Acte 4 : imposer une rationalisation permanente
Ce contexte général a donné au gouvernement l’occasion de rationaliser les modes de gestion et de régulation du réseau subventionné. D’abord, au nom de l’optimisation, la chasse aux « places fantômes » devait forcer les installations à revoir leurs modes d’occupation pour maintenir leur taux de fréquentation au niveau de la norme fixée par Québec. Puis, fin 2015, le gouvernement s’en est pris aux frais de gestion des CPE, les exhortant à accroître leur efficacité administrative en adoptant les pratiques du « tiers performant ». En plus d’une nouvelle compression de 120 M$, le gouvernement a forcé en 2016 le réseau subventionné à accepter de nouvelles règles de financement et lui a octroyé 60 M$ pour se conformer aux nouvelles normes de rationalisation. Environ 30% de cette « allocation de transition » devait être dépensée aux seules fins d’optimiser les pratiques de gestion, l’encadrement du personnel, l’amélioration des processus internes et le contrôle des coûts. Enfin, récemment, le projet de loi 143 [2] introduisait pour l’ensemble des services un nouveau « processus d’évaluation et d’amélioration de la qualité éducative » et de reddition de comptes, les rendant notamment imputables quant à leur contribution à la réussite éducative.
Trop peu trop tard
Ce printemps, le gouvernement annonçait la création de 3800 places en CPE, l’ajout de 2000 places subventionnées (dont 85% en CPE), la réduction à 25% de la contribution exigée des CPE pour le développement de leurs infrastructures, et même à 0% pour les projets situés dans certains environnements (villes, quartiers défavorisés, régions ressources, milieux autochtones). Au demeurant, personne n’est dupe : malgré sa bonne volonté électoraliste, le gouvernement libéral peut difficilement cacher son bilan désastreux. La privatisation indirecte du réseau, l’exacerbation par divers moyens (fiscaux, budgétaires, législatifs et administratifs) d’un régime de concurrence et la rationalisation imposée aux services subventionnés trahissent clairement son agenda néolibéral orthodoxe, campé sur « la maximisation de l’investissement en capital humain ».

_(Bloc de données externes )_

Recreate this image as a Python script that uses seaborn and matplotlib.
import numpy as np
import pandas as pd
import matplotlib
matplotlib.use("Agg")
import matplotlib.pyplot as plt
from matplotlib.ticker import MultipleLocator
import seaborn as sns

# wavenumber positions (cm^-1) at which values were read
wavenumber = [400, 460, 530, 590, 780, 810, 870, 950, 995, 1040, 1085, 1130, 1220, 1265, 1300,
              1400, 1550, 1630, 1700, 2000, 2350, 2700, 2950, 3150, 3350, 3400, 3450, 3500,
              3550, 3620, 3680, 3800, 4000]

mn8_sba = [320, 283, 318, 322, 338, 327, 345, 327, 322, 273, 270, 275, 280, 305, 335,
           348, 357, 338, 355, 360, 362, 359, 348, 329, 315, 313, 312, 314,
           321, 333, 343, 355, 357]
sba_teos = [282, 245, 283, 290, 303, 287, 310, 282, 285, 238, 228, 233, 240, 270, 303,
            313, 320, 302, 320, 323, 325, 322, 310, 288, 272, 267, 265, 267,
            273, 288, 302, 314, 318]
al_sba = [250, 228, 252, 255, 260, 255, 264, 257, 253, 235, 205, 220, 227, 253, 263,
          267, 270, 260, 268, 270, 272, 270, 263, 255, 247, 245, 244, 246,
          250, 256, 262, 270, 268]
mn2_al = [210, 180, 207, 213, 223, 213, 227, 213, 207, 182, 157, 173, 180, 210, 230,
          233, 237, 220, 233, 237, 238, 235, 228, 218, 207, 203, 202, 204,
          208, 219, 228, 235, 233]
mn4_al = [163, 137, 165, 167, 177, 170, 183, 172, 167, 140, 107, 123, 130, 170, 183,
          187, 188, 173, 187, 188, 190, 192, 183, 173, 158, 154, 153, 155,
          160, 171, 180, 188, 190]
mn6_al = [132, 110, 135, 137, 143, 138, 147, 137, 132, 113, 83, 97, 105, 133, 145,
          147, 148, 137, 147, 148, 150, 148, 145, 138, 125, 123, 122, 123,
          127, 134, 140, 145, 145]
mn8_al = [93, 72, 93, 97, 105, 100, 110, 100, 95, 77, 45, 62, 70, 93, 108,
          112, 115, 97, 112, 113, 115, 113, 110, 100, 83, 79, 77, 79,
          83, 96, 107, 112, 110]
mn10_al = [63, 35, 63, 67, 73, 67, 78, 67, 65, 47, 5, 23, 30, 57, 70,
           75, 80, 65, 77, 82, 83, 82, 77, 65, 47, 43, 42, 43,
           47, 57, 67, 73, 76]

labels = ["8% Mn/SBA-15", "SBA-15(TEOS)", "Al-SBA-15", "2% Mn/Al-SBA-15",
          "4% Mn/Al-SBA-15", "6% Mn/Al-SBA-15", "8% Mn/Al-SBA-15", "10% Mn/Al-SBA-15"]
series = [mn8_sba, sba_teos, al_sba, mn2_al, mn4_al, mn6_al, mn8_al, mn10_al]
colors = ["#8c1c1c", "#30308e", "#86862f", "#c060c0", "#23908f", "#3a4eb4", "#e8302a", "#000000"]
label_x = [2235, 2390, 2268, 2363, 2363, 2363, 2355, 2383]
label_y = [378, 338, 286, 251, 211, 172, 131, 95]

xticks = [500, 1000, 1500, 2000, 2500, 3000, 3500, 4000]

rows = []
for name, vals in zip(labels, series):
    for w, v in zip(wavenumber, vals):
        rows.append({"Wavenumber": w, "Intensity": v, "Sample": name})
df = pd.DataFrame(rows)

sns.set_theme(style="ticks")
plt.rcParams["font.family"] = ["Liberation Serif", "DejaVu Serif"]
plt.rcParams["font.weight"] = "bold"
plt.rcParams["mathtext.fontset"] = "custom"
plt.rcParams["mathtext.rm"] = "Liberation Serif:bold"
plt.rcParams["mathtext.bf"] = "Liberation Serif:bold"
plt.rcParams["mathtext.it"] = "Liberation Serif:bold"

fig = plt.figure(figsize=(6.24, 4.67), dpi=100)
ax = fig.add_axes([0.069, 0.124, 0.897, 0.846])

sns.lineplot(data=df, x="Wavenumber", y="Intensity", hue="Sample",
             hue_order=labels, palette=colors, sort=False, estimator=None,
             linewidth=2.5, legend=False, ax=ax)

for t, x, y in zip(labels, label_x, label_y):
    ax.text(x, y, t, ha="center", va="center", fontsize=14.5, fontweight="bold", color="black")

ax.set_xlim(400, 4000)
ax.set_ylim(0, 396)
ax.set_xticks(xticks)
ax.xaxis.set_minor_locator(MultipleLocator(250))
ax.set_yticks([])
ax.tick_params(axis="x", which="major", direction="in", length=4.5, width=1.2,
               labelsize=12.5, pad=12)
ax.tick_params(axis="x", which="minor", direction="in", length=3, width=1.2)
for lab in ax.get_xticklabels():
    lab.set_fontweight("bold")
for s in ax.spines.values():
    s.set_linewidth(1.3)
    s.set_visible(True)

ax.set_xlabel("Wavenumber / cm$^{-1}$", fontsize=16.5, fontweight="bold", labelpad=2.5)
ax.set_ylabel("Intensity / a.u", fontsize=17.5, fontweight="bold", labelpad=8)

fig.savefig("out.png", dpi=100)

Aussi utilitariste qu’irrationnelle, cette approche dessert complètement le bien commun : alors que les services en CPE sont d’une qualité éducative supérieure, la fragmentation de l’offre de services éducatifs prive un maximum d’enfants de cette expertise et de cette opportunité de développement. Pendant ce temps, le gouvernement prétend miser sur la qualité des services à la petite enfance pour assurer la réussite éducative et prévenir le décrochage scolaire. L’hypocrisie est palpable, mais le réseau des services de garde n’est pas au bout de ses peines. Pour la surmonter, il lui faudra un plan clair, cohérent, viable et transparent. Et du leadership politique.
[1] Québec, Rapport de la Commission de révision permanente des programmes, novembre 2014, p.75-93.
[2] Loi visant à améliorer la qualité éducative et à favoriser le développement harmonieux des services de garde éducatifs à l’enfance, L.Q.2017, c.31.